January 25th, 2008 at 11:14 pm
I also want to add that, for me, the theology behind human beings bearing the image of God is profound and ultimately speaks of the worth and identity of all persons in a far more meaningful and substantial way than what accomplishments we can attribute to them. It could be no further from a platitude, in my opinion. A tier beneath that is that they love others and are loved by others. As such, I do believe that what we accomplish in our vocation matters very little in many cases or, at least, is less important. But who and how we are to the people we know and care for, the people around us, and who we are to the Maker, makes everything else a secondary matter by comparison. And to say that Ledger will soon be replaced in Hollywood by other actors is a matter of fact, not a dismissal of his uniqueness. As I said above, to know someone on screen, playing a fictitious role, or in a gossip magazine isn’t to know a person at all.
To say that he was no great leader to mourn is really to raise the question: why were there scores of reporters and photographers there, looking through his windows, to videotape and photograph his body in a body bag? It is not to say he is unworthy of devotion and mourning. But that ravenous way of going after anything newsworthy, in spite of the dignity it will strip away, is not mourning. It is not devotion–at least not in a pure, good sense.
I did not know the man—how could I ever be expected to meaningfully acknowledge his existence in a way that would do it honor? And so I settle on the honor afforded to all human life. This is all I’m qualified to say. And to me this surely seems enough.
February 1st, 2008 at 11:39 am
Hey, Cameron. I completely agree with both your post and the comments here. I think as Christians this is the only way we can properly mourn for the death of a person we didn’t know, the only way we can react to the tragedy of this invasion. One wishes for more of that silence we were discussing recently.
February 2nd, 2008 at 7:59 pm
Cameron, I promise to never quote Rich Mullins in response to anything you blog.

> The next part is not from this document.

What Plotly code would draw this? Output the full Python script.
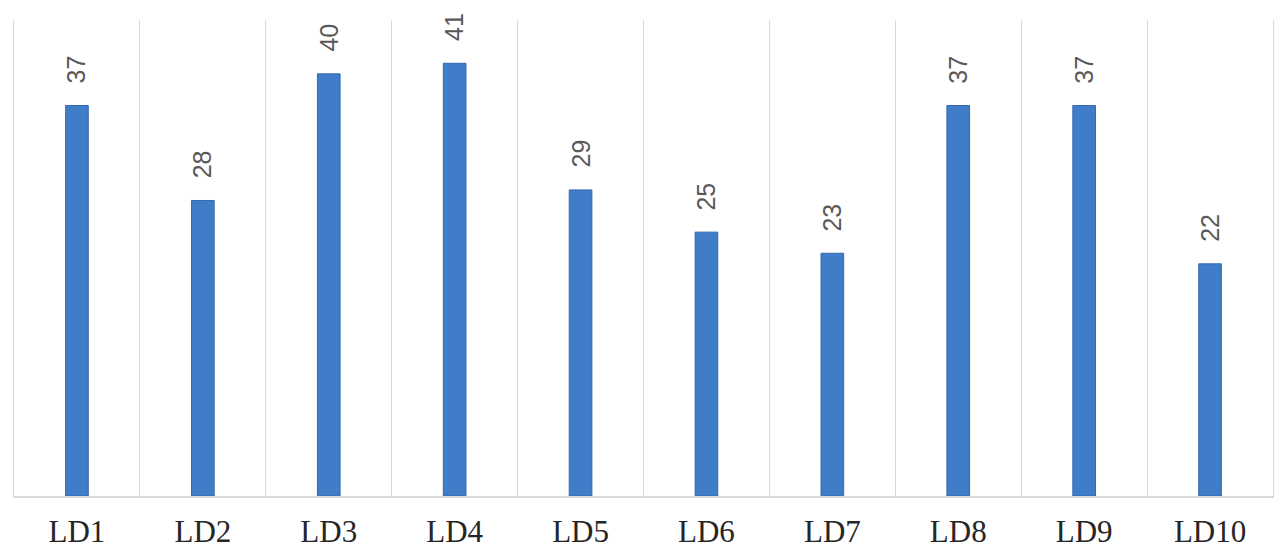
import plotly.graph_objects as go

categories = ["LD1", "LD2", "LD3", "LD4", "LD5", "LD6", "LD7", "LD8", "LD9", "LD10"]
values = [37, 28, 40, 41, 29, 25, 23, 37, 37, 22]

fig = go.Figure()
fig.add_trace(go.Bar(
    x=categories, y=values, width=0.18,
    marker=dict(color="#3F7DC8", line=dict(color="#3569AE", width=1)),
))

for c, v in zip(categories, values):
    fig.add_annotation(
        x=c, y=v, text=str(v), textangle=-90, showarrow=False,
        yanchor="bottom", xanchor="center", yshift=20,
        font=dict(family="Liberation Sans, Arial, sans-serif", size=25, color="#595959"),
    )

fig.update_layout(
    width=1283, height=551,
    margin=dict(l=14, r=10, t=20, b=55),
    paper_bgcolor="white", plot_bgcolor="white",
    showlegend=False,
    xaxis=dict(
        type="category", tickson="boundaries", showgrid=True, gridcolor="#D9D9D9", gridwidth=1,
        showline=True, linecolor="#D9D9D9", linewidth=1.5, ticks="", automargin=False,
        tickfont=dict(family="Liberation Serif, Times New Roman, serif", size=31, color="#262626"),
        ticklabelstandoff=7,
    ),
    yaxis=dict(
        range=[0, 45.1], showgrid=False, showticklabels=False, zeroline=False, automargin=False,
        showline=True, mirror=True, linecolor="#D9D9D9", linewidth=1, ticks="",
    ),
)

fig.write_html("out.html")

March 7th, 2008 at 10:10 pm
Cameron,
Thanks for the very thought-provoking post. It’s easy for me to objectify actors and actresses, or really anyone whose primary job is to entertain me. It is much harder to look at them as people who breathe the same air i breathe and are loved by the same God who loves me. In fact, i can’t say i think much about God in connection with any people in Hollywood. Thanks for the reminder.

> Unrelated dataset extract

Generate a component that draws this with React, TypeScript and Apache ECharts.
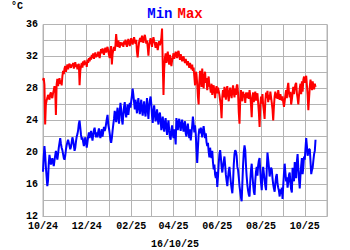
import React, { useEffect, useRef } from "react";
import * as echarts from "echarts";

// Daily categories: 2024-10-01 .. 2025-11-01 (axis spans 13 months)
const startDate = Date.UTC(2024, 9, 1);
const endDate = Date.UTC(2025, 10, 1);
const dayCategories: string[] = [];
for (let t = startDate; t <= endDate; t += 86400000) {
  dayCategories.push(new Date(t).toISOString().slice(0, 10));
}

const yTicks = { min: 12, max: 36, interval: 2 };
const titleMin = "Min";
const titleMax = "Max";
const unitLabel = "°C";
const dateLabel = "16/10/25";

// Daily maximum temperatures (°C), from 2024-10-01
const maxTempsA = [
  29, 29.3, 28.5, 23.5, 26, 26.5, 26.8, 27.2, 27, 26.6, 27.3, 27.5, 27, 26.8, 27.4, 27.8, 28.3, 27.9, 24.7, 28.5, 29.2, 28.3, 28.8, 29.3, 28.6, 29, 28.4,
  29.5, 30.2, 29.8, 30.5, 30.8, 30.1, 30.6, 31, 30.4, 30.9, 31.1, 30.7,
  30.6, 31, 30.8, 31.2, 30.5, 30.9, 31.3, 30.7, 31, 30.4, 30.8, 31.1,
  28.4, 30.2,
  30.8, 31.2, 30.6, 31.4, 30.9, 31.5, 31, 31.3, 30.7, 31.6, 31.2, 31.8, 31.4,
  31.9, 31.6, 32.2, 31.8, 32.4, 31.7, 32.1, 32.5, 31.9, 32.3, 32, 32.6, 32.2, 31.8,
];
const maxTempsB = [
  32.5, 32.9, 32.4, 33, 32.6, 32.2, 32.8, 33.1, 32.5, 32.9, 33.2, 32.7, 32.2, 31.8, 32.8, 33.3, 31,
  32.3, 32.8, 33.2, 32.7, 33.4, 34.8, 33.8, 33.2, 34, 33.5, 33.1, 33.8, 33.4, 33.6,
  33.7, 33.2, 33.9, 33.5, 34.1, 33.6, 33.2, 33.8, 34.2, 33.7, 33.3, 33.9, 34.3, 33.8, 33.5, 34, 34.4, 33.9, 33.6, 34.1,
  32.6, 31.9, 33, 33.8, 34.2,
  34.3, 33.8, 34.6, 34.1, 33.7, 34.4, 34.7, 34.2, 33.6, 34, 33.2, 32.1, 33.4, 33.9, 34.3, 33.8, 33.2, 34, 34.4, 33.9,
  33.6, 33.1, 33.8, 33.3, 32.8, 33.5, 33.9, 33.4, 33.8, 34.3, 35.5,
  31, 27.2,
  30.5, 31.8, 32.4, 31.2, 32, 32.6, 31.5, 31, 32.2, 31.7, 30.8, 31.5,
];
const maxTempsC = [
  31.9, 32.4, 31.7, 32.1, 32.6, 32.2, 31.8, 32.5, 32.7, 32.1, 31.6, 32.3, 31.9, 31.4, 31.8,
  32, 31.5, 31.2, 31.7, 31.3, 30.9, 31.4, 31, 30.6, 31.2, 30.8, 30.4, 31,
  30.2, 30.6, 29.5, 28.4, 30.1,
  29.8, 28.6, 27, 26,
  28.8, 30.2, 29.4, 28.2, 30.5, 29.1, 28, 29.6, 30.1, 28.7, 29.3, 27.8, 28.9, 29.5, 28.3,
  28.2, 27.5, 28.6, 27.2, 28, 28.4, 27.6, 26.8, 27.9, 28.3, 27.4, 28.1, 27.7, 27.2, 26.5, 25.8,
  24.3, 27,
  27.8, 26.9, 28.2, 27.4, 26.6, 27.9, 28.3, 27.1, 26.4, 27.6, 28.1, 27.3, 26.8, 27.7, 28.4, 27.5, 26.9, 28, 27.2, 28.3,
  28.5, 27.4, 25, 23.6,
  26.5, 27.8, 27.2, 26.4, 27.6, 26.9, 27.3, 26.2, 27.5, 26.8, 27.2,
];
const maxTempsD = [
  27.5, 26.7, 27.8, 27.1,
  26, 24.4,
  26.8, 27.5, 26.3, 27.2, 27.6, 26.5, 27.1, 27.4, 26.2,
  25, 23.2, 25.8,
  27, 26.1, 27.3, 25.9, 25.2,
  24.2,
  26.4, 27.5, 26.8, 27.7, 26.3, 27.2, 26.6, 27.6, 26.9, 26.2, 25.4,
  24, 25.8,
  27, 27.6, 26.8, 27.4, 26.7, 27.8, 27.1, 26.6, 27.3, 26.8,
  26.5, 27, 26.3, 25.7, 26.4, 27.2,
  27.8, 26.8, 28.1, 28.7, 27.5, 26.9, 27.6,
  26, 26.6,
  27.4, 28.2, 27.3, 28, 28.5, 28.7, 27.4, 26.8,
  26, 27.2, 28,
  28.6, 27.3, 28.9, 27.6, 29.1,
  29.5, 28.7, 29.3, 29.6, 28.4, 27.2,
  25.3, 26.8,
  28.2, 29.1, 28.4, 27.8, 28.9, 28.3, 27.9, 28.6, 28.2,
];

// Daily minimum temperatures (°C), from 2024-10-01
const minTempsA = [
  17.6, 19.5, 20.8, 19.8, 18.2, 17, 15.8, 16.5, 18.6, 19.7,
  19.1, 18.5, 18.9, 19.3, 18.7, 18.3, 19, 19.6, 20.2, 19.7,
  19.1, 19.8, 20.6, 21.2, 21.8, 21.1, 20.6, 20.3, 19.8, 19.3,
  19.1, 19.6, 20.4, 20.9, 21.3, 21.6, 21.2, 20.8, 20.4, 20.7,
  21.3, 21.9, 21.5, 20.9, 20.2, 20.6, 21.4, 22, 22.3, 22.8,
  23.6, 24, 23.1, 22.2, 21.6, 21.9, 21.3, 20.8, 21.4, 21.9,
  21.2, 20.6, 21.3, 22, 22.5, 21.8, 22.3, 22.7, 22.1, 21.5,
  22.2, 22.8, 23.1, 22.4, 21.9, 22.5, 21.9, 22.6, 23, 22.3,
  21.8, 22.4, 22.9, 22, 22.6, 23.2, 22.7, 23, 23.6, 24.2,
  24.7, 23.5, 23, 22.4, 21.6, 21.2, 21.8, 22.7, 23.5, 24.2,
];
const minTempsB = [
  25.2, 24.6, 23.8, 24.9, 25.6, 24.3, 23.6, 25.1, 26.2, 25.4,
  24.1, 23.5, 24.8, 25.7, 26.3, 25, 24.4, 25.3, 26, 24.7,
  25.5, 26.2, 25.6, 26.4, 27.1, 28, 27.2, 26.3, 25.4, 26.6,
  25.8, 24.9, 26.1, 26.8, 25.5, 24.8, 25.9, 26.6, 25.3, 24.6,
  25.7, 26.4, 25.1, 24.5, 25.6, 26.8, 25.4, 24.2, 25.8, 26.5,
  27, 26.1, 24.6, 23.7, 25.1, 25.9, 24.8, 23.9, 24.6, 25.4,
  24.2, 23.5, 24.7, 25, 24.1, 22.8, 23.6, 24.5, 23.2, 22.6,
  23.8, 24.3, 23.1, 22.2, 23.4, 24, 22.7, 21.9, 21.6, 22.8,
  23.4, 22.3, 21.8, 22.9, 22.1, 21, 24.3, 23.5, 22.8, 23.9,
  24.2, 23.3, 22.7, 23.6, 24.1, 23.2, 22.6, 23.5, 23.9, 22.4,
  22, 23.1, 23.6, 22.5, 21.8, 22.9, 21.5, 22.4, 23.3, 24.5,
  23.6, 22.5, 23.4, 22.3, 20.4, 18.7, 20.5, 22.2,
];
const minTempsC = [
  23, 22.4, 23.1, 22.6, 21.9, 22.8, 23.3, 22.5, 21.8, 22.4,
  21.3, 20.8, 21.2, 20.1, 19.4, 20.6, 19.8, 19.3, 20.2, 18.8,
  17.9, 18.5, 17.2, 16.8, 17.6, 15.7, 17, 18.6, 19.8, 20.3,
  19.4, 18.2, 17.5, 18.3, 18.9, 19.5, 18.4, 17.2, 16.5, 15.8,
  16.9, 17.7, 18.2, 17.1, 16.2, 15.5, 14.9, 16.3, 18.5, 19.8,
  20.3, 20.1,
];
const minTempsD = [
  19.6, 18.2, 17.8, 16.9, 15.8, 15.1, 14.4, 13.9, 16.2, 18.5,
  20.1, 20.9, 20.3, 18.4, 17, 15.9, 15.2, 14.7, 14.5, 16.4,
  17.8, 18.6, 17.2, 16, 15.1, 14.7, 16.5, 17.6, 18.2, 17.1,
  18.4, 19, 19.3, 17.6, 16.2, 15.3, 17.1, 18.2, 17.4, 16.6,
  15.8, 15.3, 17.9, 20, 19.1, 18.2, 17, 17.6, 18.1, 17.9,
  16.8, 16, 15.5, 15.1, 16.2, 17, 17.3, 16.1, 15.6, 15.2,
  14.5, 15.4, 14.8, 15.6, 14.2, 15.9, 17.4, 18.6, 17.5, 16.4,
  16.9, 15.6, 16.3, 17.2, 17.5, 16.2, 15.4, 15, 18.1, 17.2,
  16.4, 18.8, 17.5, 16.8, 18.9, 19.8, 18.1, 16.6, 15.5, 17.2,
  18.4, 19.3, 17.3, 18.2, 19.5, 19.1, 20.5, 21.8, 20.8, 19.6,
  20.1, 20.4, 20.4, 18.9, 17.3, 17.8, 18.1, 19, 19.8, 20.2,
  21.6,
];

const maxTemps = [...maxTempsA, ...maxTempsB, ...maxTempsC, ...maxTempsD];
const minTemps = [...minTempsA, ...minTempsB, ...minTempsC, ...minTempsD];

const FONT = "'Liberation Mono', 'DejaVu Sans Mono', monospace";
const GRID_COLOR = "#b4b4b4";

export default function App() {
  const ref = useRef<HTMLDivElement>(null);
  useEffect(() => {
    if (!ref.current) return;
    const chart = echarts.init(ref.current, undefined, { renderer: "svg" });
    const isMonthStart = (_i: number, v: string) => v.slice(8, 10) === "01";
    const isLabelMonth = (_i: number, v: string) =>
      v.slice(8, 10) === "01" && parseInt(v.slice(5, 7), 10) % 2 === 0;
    chart.setOption({
      animation: false,
      backgroundColor: "#ffffff",
      title: {
        text: `{a|${titleMin}} {b|${titleMax}}`,
        left: "center",
        top: 0,
        textStyle: {
          rich: {
            a: { color: "#0000ff", fontFamily: FONT, fontWeight: "bold", fontSize: 14 },
            b: { color: "#ff0000", fontFamily: FONT, fontWeight: "bold", fontSize: 14 },
          },
        },
      },
      graphic: [
        {
          type: "text",
          left: 11,
          top: 1,
          style: { text: unitLabel, fontFamily: FONT, fontWeight: "bold", fontSize: 10, fill: "#000" },
        },
        {
          type: "text",
          left: "center",
          top: 239,
          style: { text: dateLabel, fontFamily: FONT, fontWeight: "bold", fontSize: 10, fill: "#000" },
        },
      ],
      grid: {
        left: 43,
        right: 23,
        top: 24.5,
        bottom: 33.5,
        containLabel: false,
        show: true,
        borderColor: GRID_COLOR,
        borderWidth: 1,
      },
      xAxis: {
        type: "category",
        data: dayCategories,
        boundaryGap: false,
        axisLine: { show: true, lineStyle: { color: GRID_COLOR, width: 1 } },
        axisTick: { show: false },
        axisLabel: {
          interval: isLabelMonth,
          formatter: (v: string) => `${v.slice(5, 7)}/${v.slice(2, 4)}`,
          fontFamily: FONT,
          fontWeight: "bold",
          fontSize: 10,
          color: "#000",
          margin: 5,
        },
        splitLine: {
          show: true,
          interval: isMonthStart,
          lineStyle: { color: GRID_COLOR, width: 1, type: "solid" },
        },
      },
      yAxis: {
        type: "value",
        min: yTicks.min,
        max: yTicks.max,
        interval: yTicks.interval,
        axisLine: { show: true, lineStyle: { color: GRID_COLOR, width: 1 } },
        axisTick: { show: false },
        axisLabel: {
          interval: 1,
          formatter: (v: number) => ((v - yTicks.min) % 4 === 0 ? String(v) : ""),
          fontFamily: FONT,
          fontWeight: "bold",
          fontSize: 10,
          color: "#000",
          margin: 5,
        },
        splitLine: { show: true, lineStyle: { color: GRID_COLOR, width: 1, type: "solid" } },
      },
      series: [
        {
          name: "Max",
          type: "line",
          data: maxTemps,
          showSymbol: false,
          symbol: "none",
          lineStyle: { color: "#ff0000", width: 2 },
          itemStyle: { color: "#ff0000" },
          z: 3,
        },
        {
          name: "Min",
          type: "line",
          data: minTemps,
          showSymbol: false,
          symbol: "none",
          lineStyle: { color: "#0000ff", width: 2 },
          itemStyle: { color: "#0000ff" },
          z: 3,
        },
      ],
    });
    return () => chart.dispose();
  }, []);
  return (
    <div
      ref={ref}
      style={{ position: "fixed", left: 0, top: 0, width: 350, height: 250 }}
    />
  );
}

March 8th, 2008 at 6:58 pm
As usual, I appreciate your thoughtful writing about a subject that’s become central to American existence: the cult of fame. Ledger is only the latest in a long line of people who’ve lived large and burnt hard and fast as cheap cigarettes. The paparazzi are not alone; Daniel Day-Lewis’s embarrassing fixation on Ledger (in two separate television appearances) illustrates our worship of the creation. Or worse, the creation of the creation, since what we know of Heath Ledger was a construct of writers and directors and publicists.
Still, the most poignant part of your post is the reminder that we are stamped with God’s image (and not under his heel but in his hand). And treating death as a spectacle–or a spectator sport–not only objectifies the created but mocks the Creator.
Thanks for the post, as always, brother.
March 15th, 2008 at 12:15 pm
Absolutely incredible Cam. Such inspiring and moving thoughts from you. Thank you.